- PROBLEM TO WORK ON
Reproduce exactly the lines below, from the first one through the line containing "from matplotlib.ticker import MultipleLocator", and omit any pictures.
* start SUPPLIED DATA *
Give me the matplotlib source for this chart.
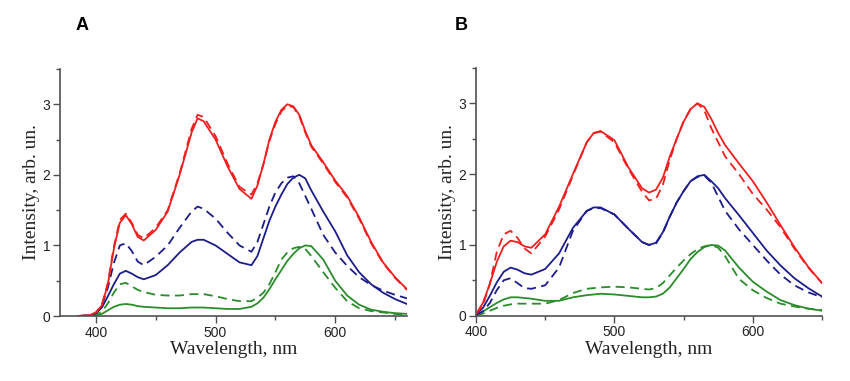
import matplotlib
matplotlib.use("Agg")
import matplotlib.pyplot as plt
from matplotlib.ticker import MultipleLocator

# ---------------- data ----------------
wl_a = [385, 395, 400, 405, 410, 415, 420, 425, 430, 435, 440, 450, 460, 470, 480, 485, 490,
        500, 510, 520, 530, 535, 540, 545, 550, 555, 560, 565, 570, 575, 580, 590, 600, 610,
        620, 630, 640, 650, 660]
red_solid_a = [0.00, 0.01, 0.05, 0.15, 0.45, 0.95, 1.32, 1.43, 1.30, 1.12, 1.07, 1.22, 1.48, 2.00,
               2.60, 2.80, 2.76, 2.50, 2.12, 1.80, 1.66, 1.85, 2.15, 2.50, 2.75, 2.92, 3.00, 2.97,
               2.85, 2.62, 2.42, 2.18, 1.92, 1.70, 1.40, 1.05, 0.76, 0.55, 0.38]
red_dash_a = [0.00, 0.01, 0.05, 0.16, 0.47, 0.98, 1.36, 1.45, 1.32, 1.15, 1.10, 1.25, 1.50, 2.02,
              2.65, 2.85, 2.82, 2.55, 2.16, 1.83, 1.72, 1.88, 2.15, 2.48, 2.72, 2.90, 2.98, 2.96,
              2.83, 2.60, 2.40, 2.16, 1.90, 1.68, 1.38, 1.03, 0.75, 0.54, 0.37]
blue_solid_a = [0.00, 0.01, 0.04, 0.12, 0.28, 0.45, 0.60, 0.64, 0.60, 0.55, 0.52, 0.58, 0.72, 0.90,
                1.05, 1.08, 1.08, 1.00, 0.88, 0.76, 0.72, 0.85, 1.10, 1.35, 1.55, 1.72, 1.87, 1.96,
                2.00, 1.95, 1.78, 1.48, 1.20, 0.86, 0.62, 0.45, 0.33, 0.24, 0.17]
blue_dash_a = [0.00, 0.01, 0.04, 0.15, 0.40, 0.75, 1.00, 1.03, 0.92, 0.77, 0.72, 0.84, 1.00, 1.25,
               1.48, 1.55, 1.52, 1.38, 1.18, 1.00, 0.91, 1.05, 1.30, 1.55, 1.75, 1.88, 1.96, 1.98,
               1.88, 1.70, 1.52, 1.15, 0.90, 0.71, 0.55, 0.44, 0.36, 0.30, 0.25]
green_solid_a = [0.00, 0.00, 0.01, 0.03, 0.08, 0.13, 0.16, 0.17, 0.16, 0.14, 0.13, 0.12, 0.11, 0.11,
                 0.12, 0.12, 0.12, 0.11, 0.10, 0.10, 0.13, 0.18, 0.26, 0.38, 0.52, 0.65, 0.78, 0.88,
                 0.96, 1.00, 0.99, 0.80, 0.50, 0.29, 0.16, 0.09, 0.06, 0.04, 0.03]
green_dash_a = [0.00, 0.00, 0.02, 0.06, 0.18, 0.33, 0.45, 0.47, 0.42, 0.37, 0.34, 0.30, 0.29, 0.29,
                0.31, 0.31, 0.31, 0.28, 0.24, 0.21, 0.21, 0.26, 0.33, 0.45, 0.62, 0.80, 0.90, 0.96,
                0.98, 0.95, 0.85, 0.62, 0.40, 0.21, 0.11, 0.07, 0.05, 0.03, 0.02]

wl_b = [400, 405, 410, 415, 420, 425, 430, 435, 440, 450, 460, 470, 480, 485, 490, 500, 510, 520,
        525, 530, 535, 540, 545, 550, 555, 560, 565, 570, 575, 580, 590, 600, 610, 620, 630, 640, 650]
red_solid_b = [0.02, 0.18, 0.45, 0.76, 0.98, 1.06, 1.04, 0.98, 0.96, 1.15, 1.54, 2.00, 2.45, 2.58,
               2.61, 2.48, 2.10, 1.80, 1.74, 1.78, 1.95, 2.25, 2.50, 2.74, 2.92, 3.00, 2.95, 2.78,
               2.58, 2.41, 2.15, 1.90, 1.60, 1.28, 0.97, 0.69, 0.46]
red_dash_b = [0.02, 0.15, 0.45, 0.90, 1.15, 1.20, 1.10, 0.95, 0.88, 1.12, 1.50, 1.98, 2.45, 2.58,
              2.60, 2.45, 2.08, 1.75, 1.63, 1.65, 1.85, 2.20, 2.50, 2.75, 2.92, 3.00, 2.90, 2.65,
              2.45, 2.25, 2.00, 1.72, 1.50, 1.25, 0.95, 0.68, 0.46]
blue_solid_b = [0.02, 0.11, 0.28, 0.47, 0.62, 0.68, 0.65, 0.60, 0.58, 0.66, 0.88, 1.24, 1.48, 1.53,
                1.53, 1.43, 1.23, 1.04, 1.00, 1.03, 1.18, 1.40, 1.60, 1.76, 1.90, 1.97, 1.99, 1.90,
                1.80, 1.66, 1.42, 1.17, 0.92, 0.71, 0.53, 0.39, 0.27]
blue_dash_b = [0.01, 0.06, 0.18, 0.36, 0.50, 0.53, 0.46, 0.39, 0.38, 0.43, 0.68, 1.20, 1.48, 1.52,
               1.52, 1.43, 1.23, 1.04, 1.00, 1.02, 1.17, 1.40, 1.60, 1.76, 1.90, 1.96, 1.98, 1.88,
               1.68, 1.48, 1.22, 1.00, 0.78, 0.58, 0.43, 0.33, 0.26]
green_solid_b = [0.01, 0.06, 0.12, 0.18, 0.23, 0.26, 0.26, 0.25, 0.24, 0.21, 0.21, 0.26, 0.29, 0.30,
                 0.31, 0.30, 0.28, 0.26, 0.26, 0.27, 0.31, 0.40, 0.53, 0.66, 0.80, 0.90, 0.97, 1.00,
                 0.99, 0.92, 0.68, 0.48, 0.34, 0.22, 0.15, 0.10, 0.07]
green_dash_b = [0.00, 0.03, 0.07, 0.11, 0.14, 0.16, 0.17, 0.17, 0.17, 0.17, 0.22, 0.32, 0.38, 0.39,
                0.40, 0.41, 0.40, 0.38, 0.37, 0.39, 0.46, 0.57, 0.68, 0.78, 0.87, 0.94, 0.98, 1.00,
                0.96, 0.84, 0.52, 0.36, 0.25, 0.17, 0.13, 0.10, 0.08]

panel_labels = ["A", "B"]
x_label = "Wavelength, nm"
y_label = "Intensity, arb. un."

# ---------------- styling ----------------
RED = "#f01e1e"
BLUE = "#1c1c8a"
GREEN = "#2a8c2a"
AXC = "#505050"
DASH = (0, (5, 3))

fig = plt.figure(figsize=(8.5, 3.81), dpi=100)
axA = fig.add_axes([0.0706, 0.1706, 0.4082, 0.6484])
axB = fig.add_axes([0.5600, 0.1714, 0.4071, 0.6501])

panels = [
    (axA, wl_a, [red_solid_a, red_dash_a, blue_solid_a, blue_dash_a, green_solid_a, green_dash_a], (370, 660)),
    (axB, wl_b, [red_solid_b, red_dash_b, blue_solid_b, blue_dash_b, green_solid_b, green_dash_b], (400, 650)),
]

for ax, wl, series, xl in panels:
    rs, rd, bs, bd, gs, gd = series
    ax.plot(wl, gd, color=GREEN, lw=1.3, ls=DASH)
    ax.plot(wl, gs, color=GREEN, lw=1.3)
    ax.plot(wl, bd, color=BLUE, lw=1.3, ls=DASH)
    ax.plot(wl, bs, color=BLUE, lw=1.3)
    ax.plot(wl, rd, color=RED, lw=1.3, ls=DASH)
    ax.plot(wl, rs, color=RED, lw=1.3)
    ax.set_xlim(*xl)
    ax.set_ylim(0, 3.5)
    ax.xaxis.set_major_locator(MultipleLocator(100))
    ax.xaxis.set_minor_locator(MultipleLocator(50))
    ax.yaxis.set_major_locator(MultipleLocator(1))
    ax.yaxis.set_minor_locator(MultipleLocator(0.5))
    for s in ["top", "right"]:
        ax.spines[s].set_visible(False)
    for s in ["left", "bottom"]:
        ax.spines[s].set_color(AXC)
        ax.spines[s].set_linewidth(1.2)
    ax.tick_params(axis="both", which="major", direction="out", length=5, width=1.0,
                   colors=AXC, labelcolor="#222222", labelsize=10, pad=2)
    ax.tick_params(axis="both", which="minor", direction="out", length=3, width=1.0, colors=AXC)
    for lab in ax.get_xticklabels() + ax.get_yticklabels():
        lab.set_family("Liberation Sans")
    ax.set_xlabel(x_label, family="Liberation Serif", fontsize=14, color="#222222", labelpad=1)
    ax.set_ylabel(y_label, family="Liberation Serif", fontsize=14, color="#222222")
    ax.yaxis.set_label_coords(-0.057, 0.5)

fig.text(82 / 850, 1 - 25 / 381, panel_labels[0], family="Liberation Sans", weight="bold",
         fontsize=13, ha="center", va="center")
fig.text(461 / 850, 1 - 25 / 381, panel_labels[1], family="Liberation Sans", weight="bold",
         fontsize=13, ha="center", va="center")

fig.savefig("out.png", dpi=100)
* end SUPPLIED DATA *
- FINAL RESULT
Give me the matplotlib source for this chart.
import matplotlib
matplotlib.use("Agg")
import matplotlib.pyplot as plt
from matplotlib.ticker import MultipleLocator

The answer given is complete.